Fearing prosecution, Shelley withdrew Queen Mab soon after it was printed. He distributed seventy or so copies privately, and removed from most of those copies his name on the title page and the dedication to his wife Harriet. The original manuscript of Queen Mab has not survived, but Shelley wrote extensive revisions directly on to the pages of two copies of the book (the one exhibited here, and another now in the British Library) for a new version of the poem which he eventually abandoned.

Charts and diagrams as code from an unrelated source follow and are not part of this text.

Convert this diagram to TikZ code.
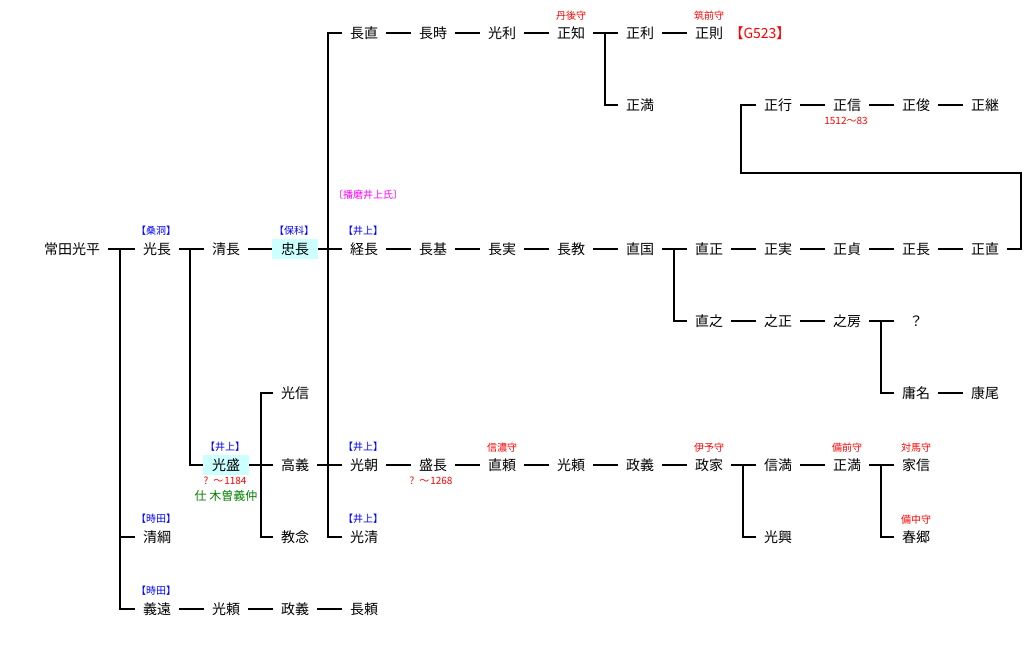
\documentclass[tikz,border=0pt]{standalone}
\usepackage{fontspec}
\newfontfamily\jp{Noto Sans CJK JP}
\usepackage{tikz}
\definecolor{hlcyan}{RGB}{204,255,255}
\definecolor{tagblue}{RGB}{0,0,255}
\definecolor{tagred}{RGB}{255,0,0}
\definecolor{tagpink}{RGB}{255,0,255}
\definecolor{taggreen}{RGB}{0,128,0}
\tikzset{
  person/.style={
    font=\jp\fontsize{14}{14}\selectfont,
    inner xsep=8pt,
    inner ysep=2pt
  },
  hl/.style={
    person,
    fill=hlcyan,
    inner xsep=9pt,
    minimum height=20pt
  },
  tag/.style={
    font=\jp\fontsize{10}{10}\selectfont,
    inner sep=0pt
  }
}
\tikzstyle{link} = [line width=1.1pt]
\def\clan#1{\textcolor{tagblue}{#1}}
\def\post#1{\textcolor{tagred}{#1}}

\begin{document}
\begin{tikzpicture}[x=1pt, y=-1pt]
    \useasboundingbox (0,0) rectangle (1029,646);
    \node[person] (hei) at (72, 249) {常田光平};
    \node[person] (mitsunaga) at (157, 249) {光長};
    \node[person] (kiyonaga) at (226, 249) {清長};
    \node[hl] (tadanaga) at (295, 249) {忠長};
    \node[person] (tsunenaga) at (364, 249) {経長};
    \node[person] (nagamoto) at (433, 249) {長基};
    \node[person] (nagazane) at (502, 249) {長実};
    \node[person] (naganori) at (571, 249) {長教};
    \node[person] (naokuni) at (640, 249) {直国};
    \node[person] (naomasa) at (709, 249) {直正};
    \node[person] (masazane) at (778, 249) {正実};
    \node[person] (masasada) at (847, 249) {正貞};
    \node[person] (masanaga) at (916, 249) {正長};
    \node[person] (masanao) at (985, 249) {正直};
    \node[person] (naganao) at (364, 33) {長直};
    \node[person] (nagatoki) at (433, 33) {長時};
    \node[person] (mitsutoshi) at (502, 33) {光利};
    \node[person] (masatomo) at (571, 33) {正知};
    \node[person] (masatoshi) at (640, 33) {正利};
    \node[person] (masanori) at (709, 33) {正則};
    \node[person, text=tagred] (g523) at (760, 33) {【G523】};
    \node[person] (masamitsu) at (640, 105) {正満};
    \node[person] (masayuki) at (778, 105) {正行};
    \node[person] (masanobu) at (847, 105) {正信};
    \node[person] (masatoshib) at (916, 105) {正俊};
    \node[person] (masatsugu) at (985, 105) {正継};
    \node[person] (naoyuki) at (709, 321) {直之};
    \node[person] (yukimasa) at (778, 321) {之正};
    \node[person] (yukifusa) at (847, 321) {之房};
    \node[person, minimum width=44pt] (unknown) at (916, 321) {？};
    \node[person] (mitsunobu) at (295, 393) {光信};
    \node[person] (youmei) at (916, 393) {庸名};
    \node[person] (yasuo) at (985, 393) {康尾};
    \node[hl] (mitsumori) at (226, 465) {光盛};
    \node[person] (takayoshi) at (295, 465) {高義};
    \node[person] (mitsutomo) at (364, 465) {光朝};
    \node[person] (morinaga) at (433, 465) {盛長};
    \node[person] (naoyori) at (502, 465) {直頼};
    \node[person] (mitsuyori) at (571, 465) {光頼};
    \node[person] (masayoshi) at (640, 465) {政義};
    \node[person] (masaie) at (709, 465) {政家};
    \node[person] (nobumitsu) at (778, 465) {信満};
    \node[person] (masamitsub) at (847, 465) {正満};
    \node[person] (ienobu) at (916, 465) {家信};
    \node[person] (kiyotsuna) at (157, 537) {清綱};
    \node[person] (kyounen) at (295, 537) {教念};
    \node[person] (mitsukiyo) at (364, 537) {光清};
    \node[person] (mitsuoki) at (778, 537) {光興};
    \node[person] (harusato) at (916, 537) {春郷};
    \node[person] (yoshito) at (157, 609) {義遠};
    \node[person] (mitsuyorib) at (226, 609) {光頼};
    \node[person] (masayoshib) at (295, 609) {政義};
    \node[person] (nagayori) at (364, 609) {長頼};
    \node[tag] (a0) at (156, 231) {\clan{【桑洞】}};
    \node[tag] (a1) at (294, 231) {\clan{【保科】}};
    \node[tag] (a2) at (363, 231) {\clan{【井上】}};
    \node[tag, text=tagpink] (a3) at (368, 195) {〔播磨井上氏〕};
    \node[tag] (a4) at (225, 447) {\clan{【井上】}};
    \node[tag] (a5) at (363, 447) {\clan{【井上】}};
    \node[tag] (a6) at (363, 519) {\clan{【井上】}};
    \node[tag] (a7) at (156, 519) {\clan{【時田】}};
    \node[tag] (a8) at (156, 591) {\clan{【時田】}};
    \node[tag] (a9) at (571, 16) {\post{丹後守}};
    \node[tag] (a10) at (709, 16) {\post{筑前守}};
    \node[tag] (a11) at (502, 448) {\post{信濃守}};
    \node[tag] (a12) at (709, 448) {\post{伊予守}};
    \node[tag] (a13) at (847, 448) {\post{備前守}};
    \node[tag] (a14) at (916, 448) {\post{対馬守}};
    \node[tag] (a15) at (916, 520) {\post{備中守}};
    \node[tag] (a16) at (225, 481) {\post{?\hspace{5pt}～\hspace{1pt}1184}};
    \node[tag, font=\jp\fontsize{12}{12}\selectfont, text=taggreen] (a17) at (226, 496) {仕 木曽義仲};
    \node[tag] (a18) at (431, 481) {\post{?\hspace{5pt}～\hspace{1pt}1268}};
    \node[tag] (a19) at (846, 121) {\post{1512～83}};
    \coordinate (j0) at (120, 249);
    \coordinate (j1) at (190, 249);
    \coordinate (j2) at (328, 249);
    \coordinate (j3) at (261, 465);
    \coordinate (j4) at (605, 33);
    \coordinate (j5) at (674, 249);
    \coordinate (j6) at (881, 321);
    \coordinate (j7) at (743, 465);
    \coordinate (j8) at (881, 465);
    \coordinate (k1) at (1021, 173);
    \coordinate (k2) at (741, 173);
    \draw[link] (hei) -- (mitsunaga);
    \draw[link] (j0) |- (kiyotsuna);
    \draw[link] (j0) |- (yoshito);
    \draw[link] (mitsunaga) -- (kiyonaga);
    \draw[link] (j1) |- (mitsumori);
    \draw[link] (kiyonaga) -- (tadanaga);
    \draw[link] (tadanaga) -- (tsunenaga);
    \draw[link] (naganao) -| (j2) |- (mitsukiyo);
    \draw[link] (j2) |- (mitsutomo);
    \draw[link] (tsunenaga) -- (nagamoto);
    \draw[link] (nagamoto) -- (nagazane);
    \draw[link] (nagazane) -- (naganori);
    \draw[link] (naganori) -- (naokuni);
    \draw[link] (naokuni) -- (naomasa);
    \draw[link] (j5) |- (naoyuki);
    \draw[link] (naomasa) -- (masazane);
    \draw[link] (masazane) -- (masasada);
    \draw[link] (masasada) -- (masanaga);
    \draw[link] (masanaga) -- (masanao);
    \draw[link] (masanao) -| (k1) -- (k2) |- (masayuki);
    \draw[link] (masayuki) -- (masanobu);
    \draw[link] (masanobu) -- (masatoshib);
    \draw[link] (masatoshib) -- (masatsugu);
    \draw[link] (naganao) -- (nagatoki);
    \draw[link] (nagatoki) -- (mitsutoshi);
    \draw[link] (mitsutoshi) -- (masatomo);
    \draw[link] (masatomo) -- (masatoshi);
    \draw[link] (j4) |- (masamitsu);
    \draw[link] (masatoshi) -- (masanori);
    \draw[link] (naoyuki) -- (yukimasa);
    \draw[link] (yukimasa) -- (yukifusa);
    \draw[link] (yukifusa) -- (unknown);
    \draw[link] (j6) |- (youmei);
    \draw[link] (youmei) -- (yasuo);
    \draw[link] (mitsumori) -- (takayoshi);
    \draw[link] (mitsunobu) -| (j3) |- (kyounen);
    \draw[link] (takayoshi) -- (mitsutomo);
    \draw[link] (mitsutomo) -- (morinaga);
    \draw[link] (morinaga) -- (naoyori);
    \draw[link] (naoyori) -- (mitsuyori);
    \draw[link] (mitsuyori) -- (masayoshi);
    \draw[link] (masayoshi) -- (masaie);
    \draw[link] (masaie) -- (nobumitsu);
    \draw[link] (j7) |- (mitsuoki);
    \draw[link] (nobumitsu) -- (masamitsub);
    \draw[link] (masamitsub) -- (ienobu);
    \draw[link] (j8) |- (harusato);
    \draw[link] (yoshito) -- (mitsuyorib);
    \draw[link] (mitsuyorib) -- (masayoshib);
    \draw[link] (masayoshib) -- (nagayori);
    \end{tikzpicture}
\end{document}
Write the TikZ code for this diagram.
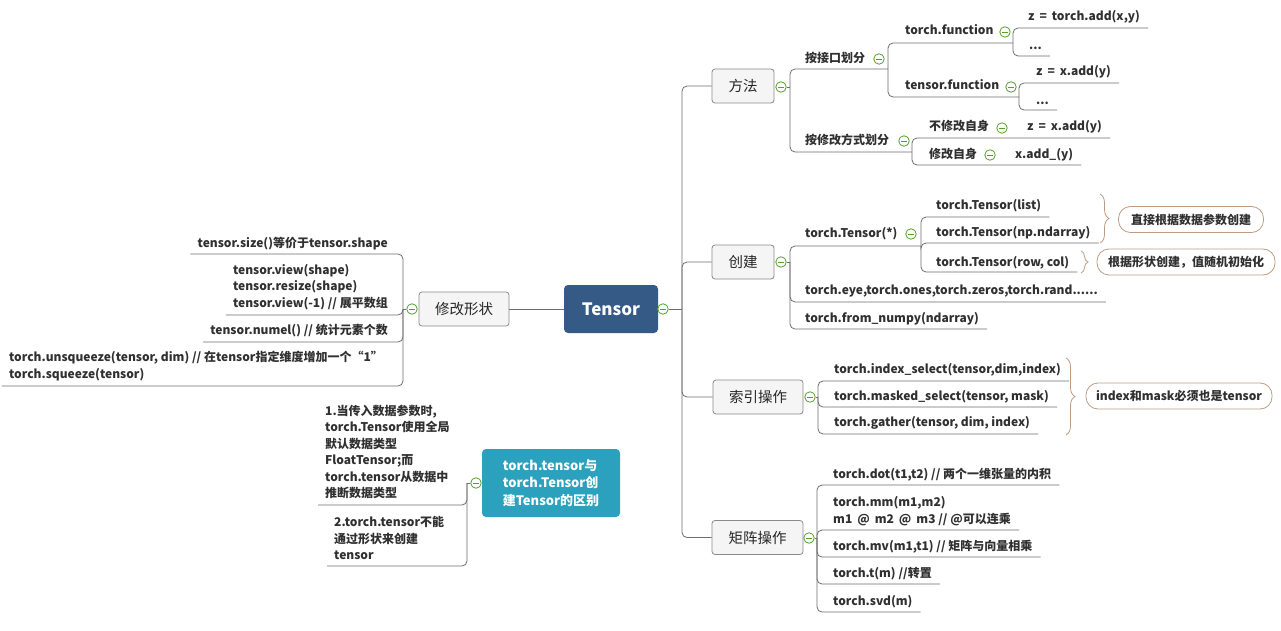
\documentclass[tikz,border=0pt]{standalone}
\usepackage{fontspec}
\setmainfont{Noto Sans CJK SC}
\usetikzlibrary{decorations.pathreplacing}
\definecolor{linec}{RGB}{110,110,110}
\definecolor{txt}{RGB}{48,48,48}
\definecolor{boxfill}{RGB}{245,245,245}
\definecolor{boxline}{RGB}{138,138,138}
\definecolor{rootc}{RGB}{54,90,134}
\definecolor{tealc}{RGB}{44,161,190}
\definecolor{iconc}{RGB}{86,160,44}
\definecolor{sumc}{RGB}{190,156,132}
\newcommand\leaffont{\fontsize{12}{16.5}\selectfont\bfseries}
\newcommand\wsp{\hspace{5pt}}
\newcommand\ulr[3]{\coordinate (tmpx) at ([xshift=8pt]#2.east); \draw[conn] (#1) |- (tmpx |- 0,#3);}
\newcommand\ull[3]{\coordinate (tmpx) at ([xshift=-7pt]#2.west); \draw[conn] (#1) |- (tmpx |- 0,#3);}
\tikzset{
  conn/.style={draw=linec, line width=0.8pt, rounded corners=5pt},
  leaf/.style={anchor=west, inner sep=0pt, font=\leaffont, text=txt, text height=10pt, text depth=2pt},
  mleaf/.style={inner sep=0pt, font=\leaffont, text=txt, align=left},
  topic/.style={draw=boxline, fill=boxfill, line width=0.8pt, rounded corners=3pt, minimum height=34pt, inner sep=0pt, font=\fontsize{14.5}{16}\selectfont, text=black!85},
  root/.style={fill=rootc, rounded corners=4pt, minimum width=94pt, minimum height=48pt, inner sep=0pt, font=\fontsize{17}{20}\selectfont\bfseries, text=white},
  tealbox/.style={fill=tealc, rounded corners=4pt, minimum width=138pt, minimum height=68pt, inner sep=0pt, font=\fontsize{13}{17.5}\selectfont\bfseries, text=white, align=left},
  icon/.style={circle, draw=iconc, fill=white, line width=0.8pt, minimum size=10.5pt, inner sep=0pt,
    path picture={\draw[iconc, line width=0.9pt] ([xshift=2.5pt]path picture bounding box.west) -- ([xshift=-2.5pt]path picture bounding box.east);}},
  summ/.style={draw=sumc, fill=white, line width=0.8pt, rounded corners=12pt, minimum height=26pt, inner sep=0pt, font=\leaffont, text=txt},
  bracec/.style={draw=sumc, line width=0.8pt, decorate, decoration={brace, amplitude=#1}},
}
\begin{document}
\begin{tikzpicture}[x=1pt,y=-1pt]
\useasboundingbox (0,0) rectangle (1281,631);
\fill[white] (0,0) rectangle (1281,631);

% ---------- root ----------
\node[root] (tensor) at (611,309) {Tensor};
\node[icon] (ic0) at (663,309) {};
\coordinate (rs) at (682,309);
\draw[conn] (ic0.east) -- (rs);

% ---------- main topics (right) ----------
\node[topic, minimum width=62pt] (ff) at (743,86) {方法};
\node[topic, minimum width=62pt] (cj) at (743,262) {创建};
\node[topic, minimum width=90pt] (sy) at (758,397) {索引操作};
\node[topic, minimum width=91pt] (jz) at (757.5,537.5) {矩阵操作};
\draw[conn] (rs) |- (ff.west);
\draw[conn] (rs) |- (cj.west);
\draw[conn] (rs) |- (sy.west);
\draw[conn] (rs) |- (jz.west);

% ---------- 方法 ----------
\node[icon] (ic1) at (781,87) {};
\coordinate (s1) at (790,87);
\draw[conn] (ic1.east) -- (s1);
\node[leaf] (jk) at (805,59) {按接口划分};
\node[icon] (ic2) at (879,59) {};
\coordinate (s2) at (888,69);
\draw[conn] (s1) |- (s2);
\node[leaf] (xg) at (805,141) {按修改方式划分};
\node[icon] (ic3) at (904,141) {};
\coordinate (s3) at (912,152);
\draw[conn] (s1) |- (s3);

\node[leaf] (tfun) at (905,31) {torch.function};
\node[icon] (ic4) at (1005,32) {};
\coordinate (s4) at (1013,43);
\draw[conn] (s2) |- (s4);
\node[leaf] (tsf) at (905,86) {tensor.function};
\node[icon] (ic5) at (1011,87) {};
\coordinate (s5) at (1019,97);
\draw[conn] (s2) |- (s5);

\node[leaf] (z1) at (1028,17) {z\wsp=\wsp torch.add(x,y)};
\ulr{s4}{z1}{28}
\node[leaf] (d1) at (1029,46) {...};
\ulr{s4}{d1}{56}
\node[leaf] (z2) at (1036,72) {z\wsp=\wsp x.add(y)};
\ulr{s5}{z2}{83}
\node[leaf] (d2) at (1036,101) {...};
\ulr{s5}{d2}{110}

\node[leaf] (bx) at (929,127) {不修改自身};
\node[icon] (ic6) at (1002,128) {};
\node[leaf] (z3) at (1027,127) {z\wsp=\wsp x.add(y)};
\ulr{s3}{z3}{138}
\node[leaf] (xz) at (929,155) {修改自身};
\node[icon] (ic7) at (990,155) {};
\node[leaf] (xa) at (1015,155) {x.add\_(y)};
\ulr{s3}{xa}{165}

% ---------- 创建 ----------
\node[icon] (ic8) at (781,262) {};
\coordinate (s6) at (790,262);
\draw[conn] (ic8.east) -- (s6);
\node[leaf] (tt) at (805,233) {torch.Tensor(*)};
\node[icon] (ic9) at (911,234) {};
\coordinate (s7) at (921,246);
\draw[conn] (s6) |- (s7);
\node[leaf] (tl) at (936,205) {torch.Tensor(list)};
\ulr{s7}{tl}{217}
\node[leaf] (tn) at (936,232) {torch.Tensor(np.ndarray)};
\ulr{s7}{tn}{243}
\node[leaf] (tr) at (936,262) {torch.Tensor(row, col)};
\ulr{s7}{tr}{272}
\node[leaf] (te) at (805,290) {torch.eye,torch.ones,torch.zeros,torch.rand......};
\ulr{s6}{te}{302}
\node[leaf] (tfn) at (805,318) {torch.from\_numpy(ndarray)};
\ulr{s6}{tfn}{329}

\draw[bracec=9pt] (1100,194) -- (1100,243);
\node[summ, minimum width=145pt] (sum1) at (1191,219.5) {直接根据数据参数创建};
\draw[bracec=7pt] (1081,251) -- (1081,273);
\node[summ, minimum width=178pt] (sum2) at (1186,262) {根据形状创建，值随机初始化};

% ---------- 索引操作 ----------
\node[icon] (ic10) at (810,397) {};
\coordinate (s8) at (818,397);
\draw[conn] (ic10.east) -- (s8);
\node[leaf] (isel) at (834,369) {torch.index\_select(tensor,dim,index)};
\ulr{s8}{isel}{381}
\node[leaf] (msel) at (834,396) {torch.masked\_select(tensor, mask)};
\ulr{s8}{msel}{407}
\node[leaf] (gat) at (834,422) {torch.gather(tensor, dim, index)};
\ulr{s8}{gat}{434}
\draw[bracec=9pt] (1066,358) -- (1066,435);
\node[summ, minimum width=186pt] (sum3) at (1179,396) {index和mask必须也是tensor};

% ---------- 矩阵操作 ----------
\node[icon] (ic11) at (809,538) {};
\coordinate (s9) at (817,538);
\draw[conn] (ic11.east) -- (s9);
\node[leaf] (dot) at (833,474) {torch.dot(t1,t2) // 两个一维张量的内积};
\ulr{s9}{dot}{485}
\node[mleaf, anchor=west] (mm) at (833,511) {torch.mm(m1,m2)\\m1\wsp@\wsp m2\wsp@\wsp m3 // @可以连乘};
\ulr{s9}{mm}{530}
\node[leaf] (mv) at (833,546) {torch.mv(m1,t1) // 矩阵与向量相乘};
\ulr{s9}{mv}{557}
\node[leaf] (tm) at (833,573) {torch.t(m) //转置};
\ulr{s9}{tm}{584}
\node[leaf] (svd) at (833,601) {torch.svd(m)};
\ulr{s9}{svd}{612}

% ---------- 修改形状 (left) ----------
\node[topic, minimum width=90pt] (xzs) at (464,309) {修改形状};
\draw[conn] (tensor.west) -- (xzs.east);
\node[icon] (ic12) at (412,309) {};
\coordinate (s10) at (403,309);
\draw[conn] (ic12.west) -- (s10);
\node[leaf, anchor=east] (sz) at (388,243) {tensor.size()等价于tensor.shape};
\ull{s10}{sz}{254}
\node[mleaf, anchor=east] (vw) at (388,287) {tensor.view(shape)\\tensor.resize(shape)\\tensor.view(-1) // 展平数组};
\ull{s10}{vw}{315}
\node[leaf, anchor=east] (nm) at (388,330) {tensor.numel() // 统计元素个数};
\ull{s10}{nm}{342}
\node[mleaf, anchor=east] (us) at (383,366) {torch.unsqueeze(tensor, dim) // 在tensor指定维度增加一个“1”\\torch.squeeze(tensor)};
\ull{s10}{us}{386}

% ---------- floating topic ----------
\node[tealbox] (qb) at (551,483) {torch.tensor与\\torch.Tensor创\\建Tensor的区别};
\node[icon] (ic13) at (476,483) {};
\coordinate (s11) at (467,483);
\draw[conn] (ic13.west) -- (s11);
\node[mleaf, anchor=west] (it1) at (325,452) {1.当传入数据参数时,\\torch.Tensor使用全局\\默认数据类型\\FloatTensor;而\\torch.tensor从数据中\\推断数据类型};
\ull{s11}{it1}{505}
\node[mleaf, anchor=west] (it2) at (334,538) {2.torch.tensor不能\\通过形状来创建\\tensor};
\ull{s11}{it2}{566}
\end{tikzpicture}
\end{document}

From 1821 Queen Mab was frequently pirated, and so despite the limited circulation of the original edition it was easily the best-known of his poems in the first half of the nineteenth century, and was often quoted by political radicals.
Owners
R. Madocks; John Brooks; Thomas Wade; Mrs. Wade; H. Buxton Forman; (The Anderson Galleries, 16 March, 1920, lot 635) Jerome Kern; (The Anderson Galleries, 22 Jan. 1929, lot 1077) Gabriel Wells.